■ Stated exercise: Give back only the lines in the records below from the one with "Convert this chart" to the one with "from matplotlib.ticker import", both inclusive, word for word.

■ Supplied material:
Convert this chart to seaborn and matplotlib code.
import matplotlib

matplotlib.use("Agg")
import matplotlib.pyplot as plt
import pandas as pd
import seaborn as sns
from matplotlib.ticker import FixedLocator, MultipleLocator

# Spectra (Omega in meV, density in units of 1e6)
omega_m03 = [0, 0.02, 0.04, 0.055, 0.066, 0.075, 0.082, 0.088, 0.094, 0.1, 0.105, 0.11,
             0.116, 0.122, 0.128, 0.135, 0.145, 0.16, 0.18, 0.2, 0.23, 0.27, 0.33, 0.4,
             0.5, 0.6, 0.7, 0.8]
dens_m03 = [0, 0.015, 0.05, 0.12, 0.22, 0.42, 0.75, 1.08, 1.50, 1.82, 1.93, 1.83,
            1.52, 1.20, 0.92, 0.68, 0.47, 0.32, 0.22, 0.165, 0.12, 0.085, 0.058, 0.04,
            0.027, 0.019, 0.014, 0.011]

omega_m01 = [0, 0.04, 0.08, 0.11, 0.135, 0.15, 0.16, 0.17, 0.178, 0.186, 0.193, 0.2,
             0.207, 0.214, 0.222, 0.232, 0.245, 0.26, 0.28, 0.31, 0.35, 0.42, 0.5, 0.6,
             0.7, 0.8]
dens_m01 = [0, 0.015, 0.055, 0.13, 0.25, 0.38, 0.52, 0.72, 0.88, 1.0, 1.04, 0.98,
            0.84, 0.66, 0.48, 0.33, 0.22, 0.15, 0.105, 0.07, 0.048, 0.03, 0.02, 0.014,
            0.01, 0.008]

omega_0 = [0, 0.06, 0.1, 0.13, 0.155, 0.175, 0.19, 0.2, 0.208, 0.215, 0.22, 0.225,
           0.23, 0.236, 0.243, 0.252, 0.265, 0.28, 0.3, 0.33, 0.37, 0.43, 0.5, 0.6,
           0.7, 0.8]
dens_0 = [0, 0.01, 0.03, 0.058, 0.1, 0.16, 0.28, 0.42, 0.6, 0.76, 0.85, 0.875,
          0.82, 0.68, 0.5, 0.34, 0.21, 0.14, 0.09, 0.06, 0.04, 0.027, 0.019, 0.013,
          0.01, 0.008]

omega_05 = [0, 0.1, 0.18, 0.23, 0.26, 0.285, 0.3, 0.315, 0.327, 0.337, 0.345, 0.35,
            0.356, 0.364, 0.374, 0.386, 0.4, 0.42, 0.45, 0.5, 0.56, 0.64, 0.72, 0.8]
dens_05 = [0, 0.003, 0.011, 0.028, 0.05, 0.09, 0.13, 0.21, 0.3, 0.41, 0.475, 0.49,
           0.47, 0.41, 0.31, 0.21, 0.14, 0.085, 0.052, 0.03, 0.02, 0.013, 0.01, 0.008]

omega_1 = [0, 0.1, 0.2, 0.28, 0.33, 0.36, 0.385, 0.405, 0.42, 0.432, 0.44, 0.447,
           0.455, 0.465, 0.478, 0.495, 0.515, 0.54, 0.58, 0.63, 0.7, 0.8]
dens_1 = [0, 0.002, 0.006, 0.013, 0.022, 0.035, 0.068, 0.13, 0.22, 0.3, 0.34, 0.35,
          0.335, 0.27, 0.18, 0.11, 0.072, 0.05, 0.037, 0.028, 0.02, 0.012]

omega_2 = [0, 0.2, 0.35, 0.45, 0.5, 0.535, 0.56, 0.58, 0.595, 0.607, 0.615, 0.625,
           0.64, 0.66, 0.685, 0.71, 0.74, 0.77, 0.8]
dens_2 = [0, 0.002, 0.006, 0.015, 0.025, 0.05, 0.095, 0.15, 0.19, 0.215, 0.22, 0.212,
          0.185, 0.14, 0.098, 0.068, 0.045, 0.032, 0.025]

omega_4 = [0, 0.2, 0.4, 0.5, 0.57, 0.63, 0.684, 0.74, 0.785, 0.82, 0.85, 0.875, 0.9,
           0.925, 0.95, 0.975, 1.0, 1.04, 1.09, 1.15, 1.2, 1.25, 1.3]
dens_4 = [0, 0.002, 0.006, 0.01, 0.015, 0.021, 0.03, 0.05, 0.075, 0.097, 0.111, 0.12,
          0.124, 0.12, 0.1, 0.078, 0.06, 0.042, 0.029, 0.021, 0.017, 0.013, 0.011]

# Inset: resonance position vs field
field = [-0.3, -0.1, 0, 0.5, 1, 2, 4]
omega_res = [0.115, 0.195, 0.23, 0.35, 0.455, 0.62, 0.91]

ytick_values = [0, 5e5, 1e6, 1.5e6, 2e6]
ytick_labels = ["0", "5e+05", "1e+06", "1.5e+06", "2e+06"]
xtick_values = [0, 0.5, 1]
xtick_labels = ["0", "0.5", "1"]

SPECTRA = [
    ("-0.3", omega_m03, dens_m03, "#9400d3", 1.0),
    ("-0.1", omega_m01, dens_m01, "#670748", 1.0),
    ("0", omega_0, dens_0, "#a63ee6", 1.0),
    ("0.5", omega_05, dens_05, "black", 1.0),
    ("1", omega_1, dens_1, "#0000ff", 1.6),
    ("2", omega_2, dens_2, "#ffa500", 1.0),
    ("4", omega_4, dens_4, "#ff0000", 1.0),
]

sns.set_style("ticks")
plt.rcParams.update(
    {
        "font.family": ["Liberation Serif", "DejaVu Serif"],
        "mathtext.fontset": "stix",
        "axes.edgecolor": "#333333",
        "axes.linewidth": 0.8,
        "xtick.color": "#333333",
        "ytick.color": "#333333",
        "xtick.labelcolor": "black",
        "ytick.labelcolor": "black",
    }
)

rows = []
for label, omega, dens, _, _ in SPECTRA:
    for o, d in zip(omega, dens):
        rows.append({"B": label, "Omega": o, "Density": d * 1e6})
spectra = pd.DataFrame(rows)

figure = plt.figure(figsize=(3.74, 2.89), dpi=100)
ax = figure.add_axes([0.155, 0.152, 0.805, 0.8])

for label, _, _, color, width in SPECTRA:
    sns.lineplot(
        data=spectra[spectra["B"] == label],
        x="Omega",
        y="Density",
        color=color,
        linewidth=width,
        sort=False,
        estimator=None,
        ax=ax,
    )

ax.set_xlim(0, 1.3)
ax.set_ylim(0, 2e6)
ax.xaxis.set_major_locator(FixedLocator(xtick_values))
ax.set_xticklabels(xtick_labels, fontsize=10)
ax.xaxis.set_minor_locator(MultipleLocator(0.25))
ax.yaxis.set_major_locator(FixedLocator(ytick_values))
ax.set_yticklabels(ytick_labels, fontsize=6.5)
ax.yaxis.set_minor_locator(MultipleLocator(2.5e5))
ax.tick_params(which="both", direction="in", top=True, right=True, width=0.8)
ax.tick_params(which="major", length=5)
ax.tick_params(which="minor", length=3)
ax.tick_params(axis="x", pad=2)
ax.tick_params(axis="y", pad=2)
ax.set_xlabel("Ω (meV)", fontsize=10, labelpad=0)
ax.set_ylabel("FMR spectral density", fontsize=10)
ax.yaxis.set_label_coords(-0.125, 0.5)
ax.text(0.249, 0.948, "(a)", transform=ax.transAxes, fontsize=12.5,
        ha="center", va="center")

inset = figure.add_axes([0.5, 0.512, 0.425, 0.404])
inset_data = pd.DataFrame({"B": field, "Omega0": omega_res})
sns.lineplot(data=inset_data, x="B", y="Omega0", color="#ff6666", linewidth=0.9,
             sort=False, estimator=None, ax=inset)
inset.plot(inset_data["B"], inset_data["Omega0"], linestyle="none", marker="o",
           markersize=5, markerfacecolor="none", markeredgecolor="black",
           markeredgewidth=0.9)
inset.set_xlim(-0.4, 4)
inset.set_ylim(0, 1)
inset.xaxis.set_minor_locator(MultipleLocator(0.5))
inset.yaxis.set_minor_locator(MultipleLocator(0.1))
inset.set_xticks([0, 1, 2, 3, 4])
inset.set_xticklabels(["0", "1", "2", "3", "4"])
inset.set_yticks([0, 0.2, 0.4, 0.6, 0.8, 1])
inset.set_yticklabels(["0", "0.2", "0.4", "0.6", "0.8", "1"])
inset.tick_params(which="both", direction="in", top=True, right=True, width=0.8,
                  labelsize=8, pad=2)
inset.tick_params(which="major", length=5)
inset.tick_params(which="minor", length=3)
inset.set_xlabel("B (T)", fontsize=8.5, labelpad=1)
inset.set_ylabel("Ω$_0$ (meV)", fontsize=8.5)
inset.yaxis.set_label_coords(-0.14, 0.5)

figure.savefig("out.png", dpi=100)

* * *

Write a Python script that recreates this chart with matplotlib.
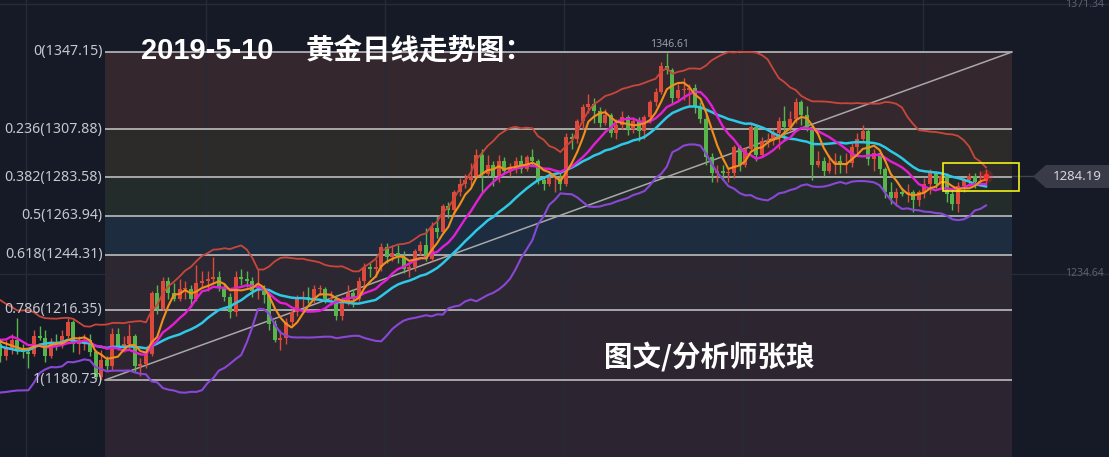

■ Finished task:
Convert this chart to seaborn and matplotlib code.
import matplotlib

matplotlib.use("Agg")
import matplotlib.pyplot as plt
import pandas as pd
import seaborn as sns
from matplotlib.ticker import FixedLocator, MultipleLocator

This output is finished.